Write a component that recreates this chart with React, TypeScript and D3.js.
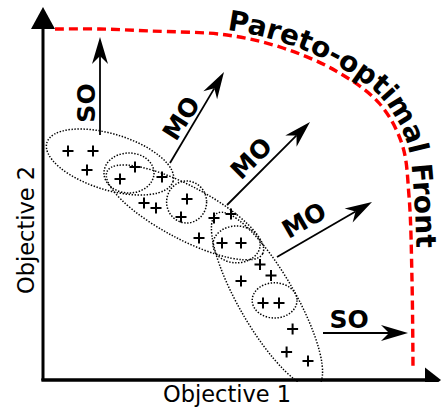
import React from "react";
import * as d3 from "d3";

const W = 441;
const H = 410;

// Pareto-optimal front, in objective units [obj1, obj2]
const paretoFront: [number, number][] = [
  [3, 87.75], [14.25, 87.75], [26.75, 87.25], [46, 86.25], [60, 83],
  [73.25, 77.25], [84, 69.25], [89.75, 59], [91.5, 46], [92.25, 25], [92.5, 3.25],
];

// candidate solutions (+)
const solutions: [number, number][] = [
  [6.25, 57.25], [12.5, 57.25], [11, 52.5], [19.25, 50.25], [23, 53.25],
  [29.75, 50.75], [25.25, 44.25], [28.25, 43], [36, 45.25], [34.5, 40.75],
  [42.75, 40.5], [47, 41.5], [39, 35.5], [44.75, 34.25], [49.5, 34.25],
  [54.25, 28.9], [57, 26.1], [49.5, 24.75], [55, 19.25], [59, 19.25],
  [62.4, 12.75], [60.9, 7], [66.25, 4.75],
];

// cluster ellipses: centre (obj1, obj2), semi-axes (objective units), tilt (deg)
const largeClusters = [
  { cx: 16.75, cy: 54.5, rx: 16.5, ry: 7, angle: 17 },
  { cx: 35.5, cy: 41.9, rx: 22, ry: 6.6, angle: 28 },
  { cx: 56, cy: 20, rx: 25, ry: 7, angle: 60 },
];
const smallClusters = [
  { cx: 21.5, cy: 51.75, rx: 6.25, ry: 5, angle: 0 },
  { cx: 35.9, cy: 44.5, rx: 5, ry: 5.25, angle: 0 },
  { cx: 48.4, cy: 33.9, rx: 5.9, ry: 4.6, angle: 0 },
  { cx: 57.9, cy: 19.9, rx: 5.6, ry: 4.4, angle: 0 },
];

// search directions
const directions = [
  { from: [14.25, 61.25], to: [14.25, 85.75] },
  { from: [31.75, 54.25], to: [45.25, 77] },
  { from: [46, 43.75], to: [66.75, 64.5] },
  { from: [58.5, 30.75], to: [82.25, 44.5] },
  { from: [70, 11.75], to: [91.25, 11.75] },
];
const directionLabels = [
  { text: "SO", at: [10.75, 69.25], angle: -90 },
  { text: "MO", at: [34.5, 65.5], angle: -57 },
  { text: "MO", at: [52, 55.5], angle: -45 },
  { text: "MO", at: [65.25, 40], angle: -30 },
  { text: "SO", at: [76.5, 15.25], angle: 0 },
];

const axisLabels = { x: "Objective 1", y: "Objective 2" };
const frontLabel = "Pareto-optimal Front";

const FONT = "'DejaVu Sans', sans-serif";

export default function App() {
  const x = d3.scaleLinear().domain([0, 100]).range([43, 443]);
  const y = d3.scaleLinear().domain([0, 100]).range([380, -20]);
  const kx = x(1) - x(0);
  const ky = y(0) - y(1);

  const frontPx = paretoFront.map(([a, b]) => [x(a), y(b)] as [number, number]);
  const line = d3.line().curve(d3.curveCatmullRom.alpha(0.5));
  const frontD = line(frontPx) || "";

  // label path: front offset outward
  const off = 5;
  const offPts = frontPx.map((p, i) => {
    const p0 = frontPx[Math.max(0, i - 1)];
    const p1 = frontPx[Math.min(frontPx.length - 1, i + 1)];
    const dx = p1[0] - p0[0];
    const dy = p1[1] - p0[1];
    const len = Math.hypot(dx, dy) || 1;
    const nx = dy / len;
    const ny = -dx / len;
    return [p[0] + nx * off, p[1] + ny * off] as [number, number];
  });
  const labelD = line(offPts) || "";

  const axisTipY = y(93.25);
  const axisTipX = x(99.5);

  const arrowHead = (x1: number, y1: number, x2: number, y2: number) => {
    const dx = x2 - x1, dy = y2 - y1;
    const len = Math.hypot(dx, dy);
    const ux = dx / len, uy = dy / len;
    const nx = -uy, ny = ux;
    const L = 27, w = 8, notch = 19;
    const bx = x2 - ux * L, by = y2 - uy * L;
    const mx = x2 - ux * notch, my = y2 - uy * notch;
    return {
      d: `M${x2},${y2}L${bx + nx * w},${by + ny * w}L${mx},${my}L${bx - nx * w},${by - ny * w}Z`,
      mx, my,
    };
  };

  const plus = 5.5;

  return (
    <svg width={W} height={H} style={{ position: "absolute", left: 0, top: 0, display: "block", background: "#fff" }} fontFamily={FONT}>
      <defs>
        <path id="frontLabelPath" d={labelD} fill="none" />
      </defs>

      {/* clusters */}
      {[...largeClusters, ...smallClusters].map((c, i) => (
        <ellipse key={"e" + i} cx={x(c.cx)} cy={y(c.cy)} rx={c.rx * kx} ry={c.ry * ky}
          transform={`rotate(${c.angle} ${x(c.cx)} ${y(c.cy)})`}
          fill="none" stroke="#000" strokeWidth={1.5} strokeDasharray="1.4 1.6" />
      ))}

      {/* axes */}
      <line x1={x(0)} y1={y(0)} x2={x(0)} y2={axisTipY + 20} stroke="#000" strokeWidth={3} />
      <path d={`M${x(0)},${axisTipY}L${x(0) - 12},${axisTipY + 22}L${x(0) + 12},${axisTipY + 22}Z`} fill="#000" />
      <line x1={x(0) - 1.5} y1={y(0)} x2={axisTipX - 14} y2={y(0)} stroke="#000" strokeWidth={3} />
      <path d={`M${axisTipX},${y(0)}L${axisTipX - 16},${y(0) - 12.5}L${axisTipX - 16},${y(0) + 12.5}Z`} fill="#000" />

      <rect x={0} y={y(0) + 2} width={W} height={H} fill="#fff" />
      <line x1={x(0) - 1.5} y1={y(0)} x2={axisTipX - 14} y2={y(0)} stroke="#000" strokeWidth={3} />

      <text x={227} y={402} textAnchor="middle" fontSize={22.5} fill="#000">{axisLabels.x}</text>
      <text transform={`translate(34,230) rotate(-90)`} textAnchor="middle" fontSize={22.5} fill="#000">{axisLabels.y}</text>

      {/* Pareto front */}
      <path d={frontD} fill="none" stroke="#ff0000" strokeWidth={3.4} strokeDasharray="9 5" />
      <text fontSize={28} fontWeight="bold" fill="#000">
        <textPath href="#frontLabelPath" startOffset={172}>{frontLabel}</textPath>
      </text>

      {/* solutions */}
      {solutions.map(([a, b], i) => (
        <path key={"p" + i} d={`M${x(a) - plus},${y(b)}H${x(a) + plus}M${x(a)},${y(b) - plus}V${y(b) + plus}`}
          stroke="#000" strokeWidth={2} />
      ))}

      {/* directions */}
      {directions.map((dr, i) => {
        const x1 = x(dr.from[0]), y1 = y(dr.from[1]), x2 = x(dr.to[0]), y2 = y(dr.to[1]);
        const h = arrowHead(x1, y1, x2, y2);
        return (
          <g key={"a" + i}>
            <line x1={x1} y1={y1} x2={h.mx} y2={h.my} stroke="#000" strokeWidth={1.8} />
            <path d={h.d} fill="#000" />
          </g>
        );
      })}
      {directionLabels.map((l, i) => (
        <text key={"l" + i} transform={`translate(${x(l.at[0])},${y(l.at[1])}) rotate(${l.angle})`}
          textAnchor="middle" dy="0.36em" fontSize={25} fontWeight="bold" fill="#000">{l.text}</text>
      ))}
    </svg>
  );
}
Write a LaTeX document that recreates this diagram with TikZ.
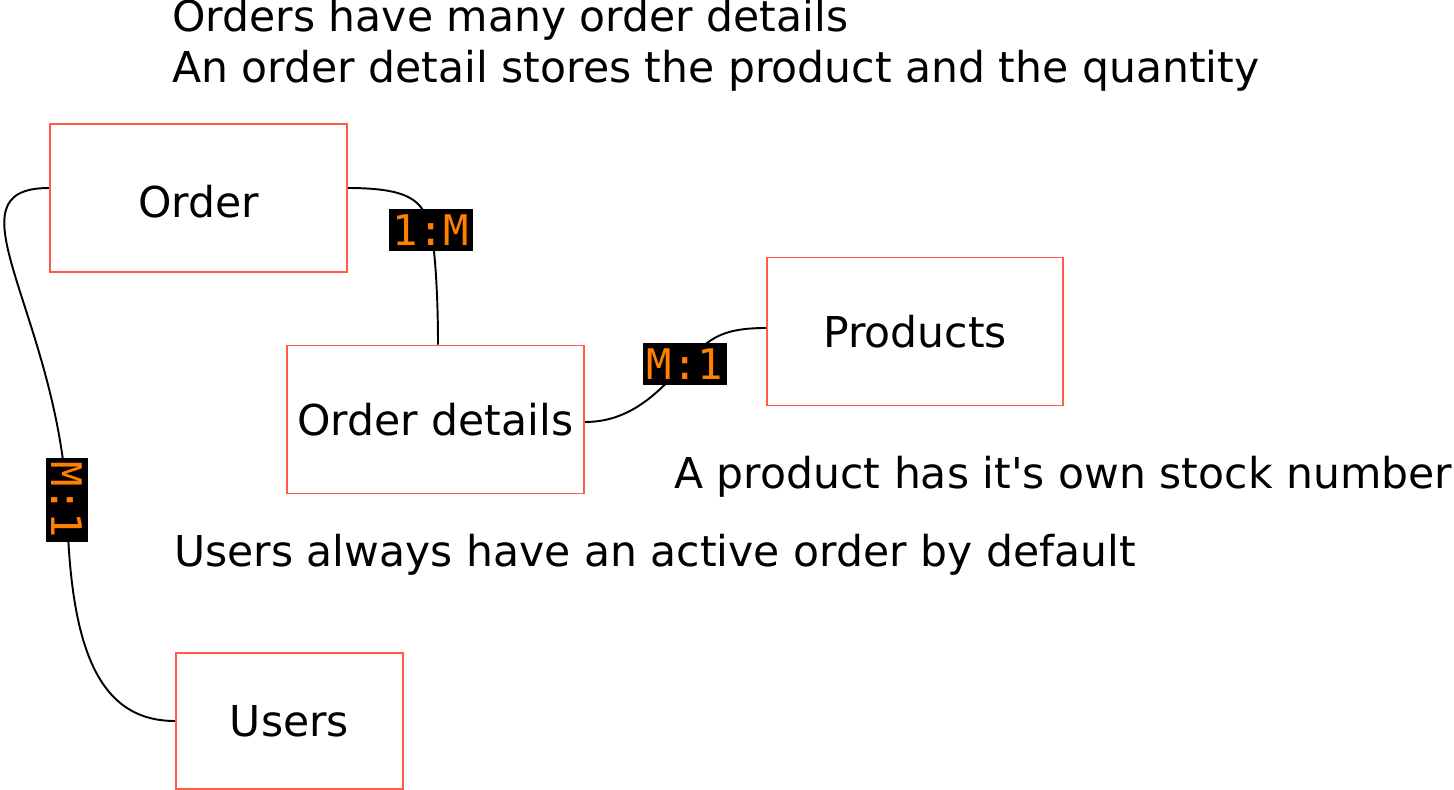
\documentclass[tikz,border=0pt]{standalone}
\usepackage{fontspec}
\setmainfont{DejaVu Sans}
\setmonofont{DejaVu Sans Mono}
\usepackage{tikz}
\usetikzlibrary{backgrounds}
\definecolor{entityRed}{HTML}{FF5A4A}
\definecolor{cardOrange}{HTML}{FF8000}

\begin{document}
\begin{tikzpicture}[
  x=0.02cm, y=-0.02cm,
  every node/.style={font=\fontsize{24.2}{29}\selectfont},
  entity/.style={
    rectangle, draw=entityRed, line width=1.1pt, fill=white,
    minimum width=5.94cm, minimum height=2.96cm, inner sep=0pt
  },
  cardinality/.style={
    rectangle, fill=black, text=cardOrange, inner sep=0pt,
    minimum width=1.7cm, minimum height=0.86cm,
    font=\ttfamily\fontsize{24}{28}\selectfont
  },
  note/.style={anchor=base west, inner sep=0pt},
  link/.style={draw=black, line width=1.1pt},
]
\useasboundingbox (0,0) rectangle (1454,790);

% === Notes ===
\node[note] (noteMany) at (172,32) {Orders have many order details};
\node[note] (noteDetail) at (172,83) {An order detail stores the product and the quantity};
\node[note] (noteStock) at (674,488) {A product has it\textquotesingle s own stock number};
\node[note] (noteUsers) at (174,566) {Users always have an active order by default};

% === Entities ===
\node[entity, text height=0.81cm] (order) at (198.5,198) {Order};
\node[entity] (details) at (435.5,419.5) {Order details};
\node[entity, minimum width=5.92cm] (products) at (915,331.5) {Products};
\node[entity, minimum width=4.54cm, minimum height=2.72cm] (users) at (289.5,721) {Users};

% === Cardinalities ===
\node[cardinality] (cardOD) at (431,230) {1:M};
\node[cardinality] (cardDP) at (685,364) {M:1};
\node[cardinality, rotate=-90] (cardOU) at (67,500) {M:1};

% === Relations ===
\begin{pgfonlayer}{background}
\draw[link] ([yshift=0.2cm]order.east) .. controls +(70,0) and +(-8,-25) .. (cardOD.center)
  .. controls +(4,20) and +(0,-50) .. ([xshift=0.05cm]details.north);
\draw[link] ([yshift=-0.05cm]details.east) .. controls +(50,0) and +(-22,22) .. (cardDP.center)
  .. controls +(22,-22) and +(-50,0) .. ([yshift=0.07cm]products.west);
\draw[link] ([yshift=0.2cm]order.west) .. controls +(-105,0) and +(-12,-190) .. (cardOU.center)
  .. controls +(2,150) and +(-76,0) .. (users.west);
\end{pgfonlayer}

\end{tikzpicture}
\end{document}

++++++++

* _EXERCISE TASK_: All lines above containing the string "recreates" are to be collected.

* _EXERCISE RESPONSE_:
Write a component that recreates this chart with React, TypeScript and D3.js.
Write a LaTeX document that recreates this diagram with TikZ.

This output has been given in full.